Well, time to admit defeat. I believe I have once again relapsed. My throat hurts and the unmanageable fatigue is back. I now have to clarify between fatigues as one I can work with and the other I can't. So, I am back on my own couch trying not to be totally discouraged. I really need to get back to work soon. My boss has discovered Facebook. It's not bad that he has a page, but he has created a page for the company. Well, 2 pages actually. One page has our logo for a profile picture, the other one doesn't. The no photo page is a fan of the photo page. Obviously it isn't really a fan, but jealous of the other page for having a photo. It's so wrong it is awesome!

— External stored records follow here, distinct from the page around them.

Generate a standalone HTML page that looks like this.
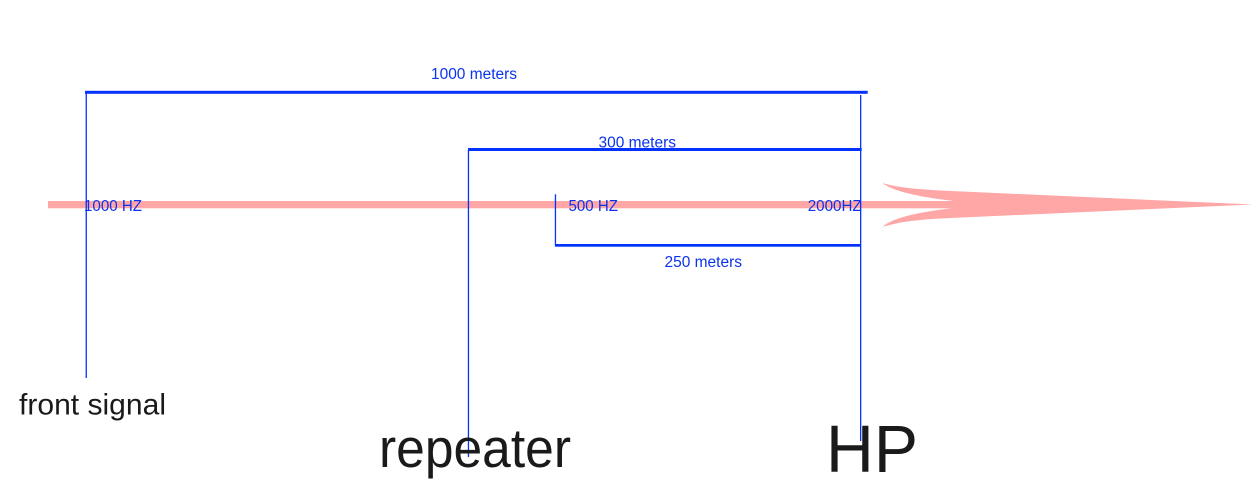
<!DOCTYPE html>
<html>
<head>
<meta charset="utf-8">
<style>
  html, body { margin: 0; padding: 0; background: #ffffff; }
  body { width: 1253px; height: 498px; overflow: hidden; }
  svg { display: block; }
  .lbl { font-family: "Liberation Sans", sans-serif; fill: #0b33ee; font-size: 15.5px; }
  .big { font-family: "Liberation Sans", sans-serif; fill: #1a1a1a; }
</style>
</head>
<body>
<svg width="1253" height="498" viewBox="0 0 1253 498" xmlns="http://www.w3.org/2000/svg">
  <!-- pink shaft -->
  <rect x="48" y="201" width="905" height="7.3" fill="#ffa6a6"/>
  <!-- pink arrowhead -->
  <path d="M 882.7 183.3 C 895 186, 900 188, 940 190.5 L 1253 204.5 L 940 218.5 C 900 221, 895 224, 882.7 226.7 C 890 220, 910 213, 952 208.3 L 952 200.7 C 910 196, 890 189, 882.7 183.3 Z" fill="#ffa6a6"/>

  <!-- blue bars -->
  <rect x="85" y="90.8" width="782.7" height="3" fill="#0433ff"/>
  <rect x="468" y="148" width="393.7" height="3" fill="#0433ff"/>
  <rect x="555" y="244" width="306" height="2.7" fill="#0433ff"/>

  <!-- verticals -->
  <rect x="85.6" y="93" width="1.3" height="285" fill="#0433ff"/>
  <rect x="467.8" y="150" width="1.3" height="307" fill="#0433ff"/>
  <rect x="554.8" y="194.3" width="1.3" height="51" fill="#0433ff"/>
  <rect x="860" y="95" width="1.3" height="346" fill="#0433ff"/>

  <!-- small blue labels -->
  <text class="lbl" x="431" y="79" textLength="86" lengthAdjust="spacingAndGlyphs">1000 meters</text>
  <text class="lbl" x="598.5" y="147.7" textLength="77.5" lengthAdjust="spacingAndGlyphs">300 meters</text>
  <text class="lbl" x="664.5" y="267" textLength="77.5" lengthAdjust="spacingAndGlyphs">250 meters</text>
  <text class="lbl" x="84" y="211" textLength="58" lengthAdjust="spacingAndGlyphs">1000 HZ</text>
  <text class="lbl" x="568.5" y="211" textLength="49.5" lengthAdjust="spacingAndGlyphs">500 HZ</text>
  <text class="lbl" x="807.7" y="211" textLength="54" lengthAdjust="spacingAndGlyphs">2000HZ</text>

  <!-- big black labels -->
  <text class="big" x="19" y="414.5" font-size="29.5" textLength="147" lengthAdjust="spacingAndGlyphs">front signal</text>
  <text class="big" x="379" y="467" font-size="55" textLength="192" lengthAdjust="spacingAndGlyphs">repeater</text>
  <text class="big" x="826" y="472" font-size="67" textLength="92" lengthAdjust="spacingAndGlyphs">HP</text>
</svg>
</body>
</html>
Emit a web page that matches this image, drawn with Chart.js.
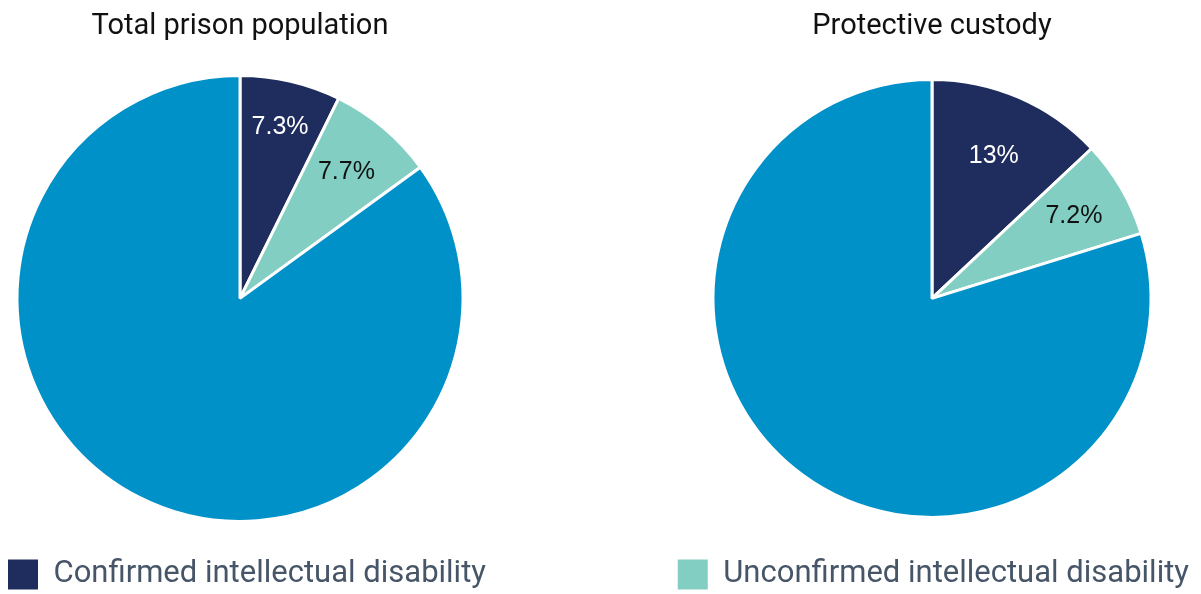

I would like to add that he is probably just testing the whole system out. He is not unable to use Facebook correctly. But, this blog is all about how I see the world around me. Most of my life is spent making up back stories or alternate story lines for every situation I come across. This is just a verbal manifestation of that whole process. Well not the whole process. I left out the rant No Photo Page (NPP) had about Photo Page (PP). You know, how PP thinks it is so much better than everyone else because it has a logo. And how PP is such an attention whore that it sends out invites and forces everyone to become a fan of its page just so that it appears to be cooler than it really is. And how it isn't fair that NPP should feel obligated to become a fan because it doesn't really care. Now, NPP, who doesn't really care, is going to be shown up by PP because NPP doesn't have time to deal with keeping up a Facebook page. NPP has real work to do and can't waste energy finding an appropriate profile logo to add to its page. But, doesn't see a way out of becoming a fan because professional courtesy demands that NPP play along even though the whole situation is ludicrous and it has better things to do.

Now, you have the whole process.

1 comment:

  1. You put your right foot in, you put your right foot out, you put your right foot in and you shake it all about. I once saw a bumper sticker that said, "what if the hokey pokey was what it was all about?" This sounds hokey pokey to me.